在高成像质量的光学系统的集成制造中，受元件的面形和材料的均匀性误差的影响很难满足极限的成像质量要求，必须采用多种像质补偿措施，元件的旋转补偿是其中必要的像质补偿措施之一。提出了一种光学系统光学元件旋转补偿优化方法，该方法可以用于获取元件的最佳旋转角度。实验验证了该方法的可行性，证实了旋转补偿对系统波前像差具有较强的补偿能力。通过研究旋转补偿的机理总结出可用于评估光学系统旋转补偿能力的多边形原则，并以此作为光学材料筛选的原则之一。最后提出了一种针对球面多视场系统的旋转补偿优化方法，并得到了光学设计软件的分析验证。旋转补偿是高精密光学系统制造和集成中经济有效的像质补偿措施，对进一步提升光学系统的性能具有重大的意义。

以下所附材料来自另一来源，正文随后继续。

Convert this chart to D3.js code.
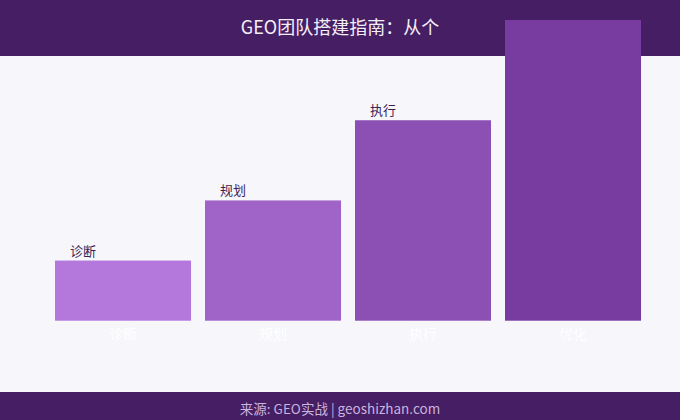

In the manufacturing process of high imaging performance lenses, the errors of the surface figure and the material homogeneity make it hard to realize extremely-small aberration lenses. Lots of compensation strategy must be applied and the lens elements clocking is an essential one. A clocking algorithm that can figure out the right angle of lens is proposed and the validity of the algorithm is proved by an experiment, it also shows that clocking is a potential strategy of wavefront compensation. A principle that can be used to judging the compensability of a lens and selecting optical material is proposed. At the end of the paper, a method of modeling multi-field optical system for clocking compensation is proposed, and the analysis result of optical design software proves that it′s useful. Clocking is an effective and economic compensation method in high performance lens manufacturing process, and it is meaningful for image performance improving.